Given problem — The listing below must be repeated word for word, with its images excluded.

Data extract —
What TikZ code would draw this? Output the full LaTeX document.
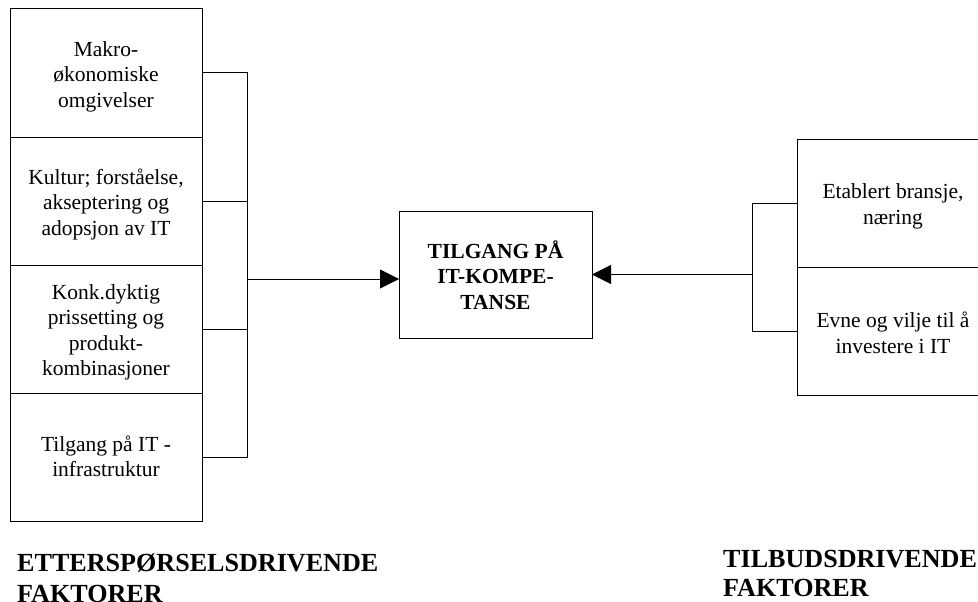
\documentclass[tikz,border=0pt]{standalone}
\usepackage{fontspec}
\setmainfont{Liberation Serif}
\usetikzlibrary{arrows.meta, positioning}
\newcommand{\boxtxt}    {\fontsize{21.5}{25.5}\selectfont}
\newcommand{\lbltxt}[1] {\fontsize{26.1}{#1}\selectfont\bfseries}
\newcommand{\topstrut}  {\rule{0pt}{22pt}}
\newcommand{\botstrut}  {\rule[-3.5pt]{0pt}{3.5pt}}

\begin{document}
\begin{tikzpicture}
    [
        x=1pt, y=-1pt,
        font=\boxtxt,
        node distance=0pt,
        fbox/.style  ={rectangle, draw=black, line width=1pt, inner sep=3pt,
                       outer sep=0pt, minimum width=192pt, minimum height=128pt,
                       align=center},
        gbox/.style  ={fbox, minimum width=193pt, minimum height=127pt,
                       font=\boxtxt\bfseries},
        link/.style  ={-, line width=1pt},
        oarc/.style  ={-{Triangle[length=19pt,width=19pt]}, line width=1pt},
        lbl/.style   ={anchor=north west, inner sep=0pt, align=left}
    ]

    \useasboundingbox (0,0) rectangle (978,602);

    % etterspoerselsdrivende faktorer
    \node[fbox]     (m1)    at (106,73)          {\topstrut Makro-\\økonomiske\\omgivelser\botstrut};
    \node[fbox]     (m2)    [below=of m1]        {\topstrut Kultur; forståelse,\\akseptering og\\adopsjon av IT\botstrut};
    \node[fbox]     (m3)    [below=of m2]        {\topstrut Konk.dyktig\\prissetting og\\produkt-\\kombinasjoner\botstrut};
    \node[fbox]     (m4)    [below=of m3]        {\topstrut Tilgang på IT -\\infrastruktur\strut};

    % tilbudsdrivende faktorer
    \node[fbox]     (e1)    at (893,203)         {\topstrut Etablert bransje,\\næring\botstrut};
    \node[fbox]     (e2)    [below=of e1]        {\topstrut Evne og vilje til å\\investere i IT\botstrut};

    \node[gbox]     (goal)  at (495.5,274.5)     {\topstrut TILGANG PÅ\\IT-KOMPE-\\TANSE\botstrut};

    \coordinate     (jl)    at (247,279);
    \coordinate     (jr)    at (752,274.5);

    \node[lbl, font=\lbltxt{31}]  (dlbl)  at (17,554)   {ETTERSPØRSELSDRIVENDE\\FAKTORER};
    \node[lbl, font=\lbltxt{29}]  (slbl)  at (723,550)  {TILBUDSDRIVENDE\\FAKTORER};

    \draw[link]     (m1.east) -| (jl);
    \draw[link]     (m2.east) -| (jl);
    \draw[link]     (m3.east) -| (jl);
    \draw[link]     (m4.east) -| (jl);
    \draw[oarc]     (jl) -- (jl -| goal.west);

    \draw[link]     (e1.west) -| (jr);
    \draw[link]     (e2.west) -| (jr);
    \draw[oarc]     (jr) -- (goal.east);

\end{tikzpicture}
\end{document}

Solution below —
What TikZ code would draw this? Output the full LaTeX document.
\documentclass[tikz,border=0pt]{standalone}
\usepackage{fontspec}
\setmainfont{Liberation Serif}
\usetikzlibrary{arrows.meta, positioning}
\newcommand{\boxtxt}    {\fontsize{21.5}{25.5}\selectfont}
\newcommand{\lbltxt}[1] {\fontsize{26.1}{#1}\selectfont\bfseries}
\newcommand{\topstrut}  {\rule{0pt}{22pt}}
\newcommand{\botstrut}  {\rule[-3.5pt]{0pt}{3.5pt}}

\begin{document}
\begin{tikzpicture}
    [
        x=1pt, y=-1pt,
        font=\boxtxt,
        node distance=0pt,
        fbox/.style  ={rectangle, draw=black, line width=1pt, inner sep=3pt,
                       outer sep=0pt, minimum width=192pt, minimum height=128pt,
                       align=center},
        gbox/.style  ={fbox, minimum width=193pt, minimum height=127pt,
                       font=\boxtxt\bfseries},
        link/.style  ={-, line width=1pt},
        oarc/.style  ={-{Triangle[length=19pt,width=19pt]}, line width=1pt},
        lbl/.style   ={anchor=north west, inner sep=0pt, align=left}
    ]

    \useasboundingbox (0,0) rectangle (978,602);

    % etterspoerselsdrivende faktorer
    \node[fbox]     (m1)    at (106,73)          {\topstrut Makro-\\økonomiske\\omgivelser\botstrut};
    \node[fbox]     (m2)    [below=of m1]        {\topstrut Kultur; forståelse,\\akseptering og\\adopsjon av IT\botstrut};
    \node[fbox]     (m3)    [below=of m2]        {\topstrut Konk.dyktig\\prissetting og\\produkt-\\kombinasjoner\botstrut};
    \node[fbox]     (m4)    [below=of m3]        {\topstrut Tilgang på IT -\\infrastruktur\strut};

    % tilbudsdrivende faktorer
    \node[fbox]     (e1)    at (893,203)         {\topstrut Etablert bransje,\\næring\botstrut};
    \node[fbox]     (e2)    [below=of e1]        {\topstrut Evne og vilje til å\\investere i IT\botstrut};

    \node[gbox]     (goal)  at (495.5,274.5)     {\topstrut TILGANG PÅ\\IT-KOMPE-\\TANSE\botstrut};

    \coordinate     (jl)    at (247,279);
    \coordinate     (jr)    at (752,274.5);

    \node[lbl, font=\lbltxt{31}]  (dlbl)  at (17,554)   {ETTERSPØRSELSDRIVENDE\\FAKTORER};
    \node[lbl, font=\lbltxt{29}]  (slbl)  at (723,550)  {TILBUDSDRIVENDE\\FAKTORER};

    \draw[link]     (m1.east) -| (jl);
    \draw[link]     (m2.east) -| (jl);
    \draw[link]     (m3.east) -| (jl);
    \draw[link]     (m4.east) -| (jl);
    \draw[oarc]     (jl) -- (jl -| goal.west);

    \draw[link]     (e1.west) -| (jr);
    \draw[link]     (e2.west) -| (jr);
    \draw[oarc]     (jr) -- (goal.east);

\end{tikzpicture}
\end{document}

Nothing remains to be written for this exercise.